13. The general principles laid down by the Supreme Court in Kesoram Industries & Cotton Mills Ltd. v. Commissioner of Wealth-tax : [1966]59ITR767(SC) , again do not help us in solving the question before us. As to what is meant by the word 'debt' and when a debt can be said to have been due there is full discussion in Kesoram Industries & Cotton Mills Ltd.'s case 1 and the essential characteristics of a 'debt' have been clearly set out and it has been indicated that a 'debt owed' is a debt payable in future and a debt has been distinguished from a liability for a sum payable upon a contingency. The observations about the debt being a present obligation to pay a sum of money in present or in future do not help us regarding this insistence on behalf of the assessee that the court must take note of the mercantile system of account-keeping while applying the provisions of section 41(1).

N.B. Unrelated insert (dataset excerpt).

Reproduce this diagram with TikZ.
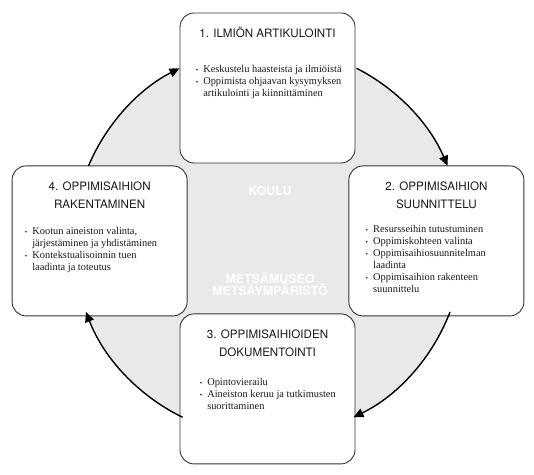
\documentclass[tikz,border=0pt]{standalone}
\usepackage{fontspec}
\setmainfont{Liberation Serif}
\newfontfamily\headfont{TeX Gyre Heros}
\usepackage{tikz}
\usetikzlibrary{arrows.meta,positioning}
\definecolor{ringgrey}{HTML}{E9E9E9}
\definecolor{boxline}{HTML}{333333}
\definecolor{darktext}{HTML}{1A1A1A}
\newcommand{\bul}{\makebox[7.5pt][l]{\raisebox{0.6pt}{\scriptsize\textbullet}}}
\newcommand{\cont}{\hspace*{7.5pt}}

\begin{document}
\begin{tikzpicture}[
    x=1pt, y=1pt,
    stage/.style={
        draw=boxline,
        line width=0.9pt,
        rounded corners=14pt,
        fill=white,
        minimum width=175pt,
        minimum height=150pt,
        inner sep=0pt
    },
    phase/.style={
        font=\headfont\fontsize{11.6}{18}\selectfont,
        text=darktext,
        align=center,
        inner sep=0pt
    },
    notes/.style={
        font=\fontsize{10.4}{12}\selectfont,
        text=darktext,
        align=left,
        inner sep=0pt
    },
    place/.style={
        font=\headfont\bfseries\fontsize{12.5}{12}\selectfont,
        text=white,
        align=center,
        inner sep=0pt
    },
    flow/.style={-{Triangle[length=10pt,width=9pt]}, line width=1.4pt, draw=black}
]
    \useasboundingbox (0,0) rectangle (534,474);
    \node[circle, fill=ringgrey, minimum size=390pt, inner sep=0pt,
        outer sep=0pt] (ring) at (268,232) {};

    \node[stage] (b1) at (267.5,386) {};
    \node[stage, below right=2pt and -7pt of b1.south east] (b2) {};
    \node[stage, below left=2pt and -8pt of b1.south west] (b4) {};
    \node[stage, below=150pt of b1] (b3) {};

    \node[phase, below=14pt of b1.north] (t1) {1. ILMIÖN ARTIKULOINTI};
    \node[phase, below=16pt of b2.north] (t2) {2. OPPIMISAIHION\\
        SUUNNITTELU};
    \node[phase, below=16pt of b3.north] (t3) {3. OPPIMISAIHIOIDEN\\
        DOKUMENTOINTI};
    \node[phase, below=16pt of b4.north] (t4) {4. OPPIMISAIHION\\
        RAKENTAMINEN};

    \node[notes, below right=53pt and 16pt of b1.north west] (n1)
        {\bul Keskustelu haasteista ja ilmiöistä\\
        \bul Oppimista ohjaavan kysymyksen\\
        \cont artikulointi ja kiinnittäminen};
    \node[notes, below right=60pt and 17pt of b2.north west] (n2)
        {\bul Resursseihin tutustuminen\\
        \bul Oppimiskohteen valinta\\
        \bul Oppimisaihiosuunnitelman\\
        \cont laadinta\\
        \bul Oppimisaihion rakenteen\\
        \cont suunnittelu};
    \node[notes, below right=65pt and 20pt of b3.north west] (n3)
        {\bul Opintovierailu\\
        \bul Aineiston keruu ja tutkimusten\\
        \cont suorittaminen};
    \node[notes, below right=62pt and 13pt of b4.north west] (n4)
        {\bul Kootun aineiston valinta,\\
        \cont järjestäminen ja yhdistäminen\\
        \bul Kontekstualisoinnin tuen\\
        \cont laadinta ja toteutus};

    \node[place] (school) at (270,283) {KOULU};
    \node[place] (forest) at (270,190) {METSÄMUSEO\\METSÄYMPÄRISTÖ};

    \draw[flow] (ring.63) arc[start angle=63, end angle=23, radius=195];
    \draw[flow] (ring.339) arc[start angle=339, end angle=296, radius=195];
    \draw[flow] (ring.244) arc[start angle=244, end angle=201, radius=195];
    \draw[flow] (ring.157) arc[start angle=157, end angle=117, radius=195];
\end{tikzpicture}
\end{document}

14. In our opinion, the only meaning that can be attached to the words 'obtained, whether in cash or in any other manner whatsoever, any amount in respect of such loss or expenditure' incurred in any previous year clearly refer to the actual receiving of the cash of that amount. The cash may be actually received or it may be adjusted by way of an adjustment entry or a credit note or in any other form when the cash or equivalent of the cash can be said to have been received by the assess. But it must be the obtaining of the actual cash which is contemplated by the legislature when it used the words 'has obtained, whether in case or in any other manner whatsoever, any amount in respect of such loss or expenditure in the past'. In the context in which these words occur, on other meaning is possible so far as we are concerned. Under these circumstances the view taken by the Tribunal that the material date was December 5, 1962, when the Gujarat High Court pronounced its decision is not correct. It is no doubt true that by virtue of that judgment it became possible for the assessee before us to claim refund of the sales tax amounts paid in the past but by merely getting a right to claim the refund, he had not obtained the amount of the refund. The amount of the refund was obtained only after the Sales Tax Officer passed the order of refund on August 19, 1965, and it is only on that date that it could be said that the assessee before us obtained the amount of refund in respect of the expenditure of sales tax incurred by him in the previous year. Therefore, it must be held that the amount was assessable in the previous year relevant to the assessment year 1966-67, and not in the previous year relevant to the assessment year 1964-65.

15. We, therefore, answer the questions referred to us as follows :

Question No (1).

In the negative, that is, in favour of the revenue and against the assessee.

16. In the light of the above discussion, we decline to answer question No. (2) as it is not necessary to answer the same. The assessee will pay the costs of this reference to the Commissioner.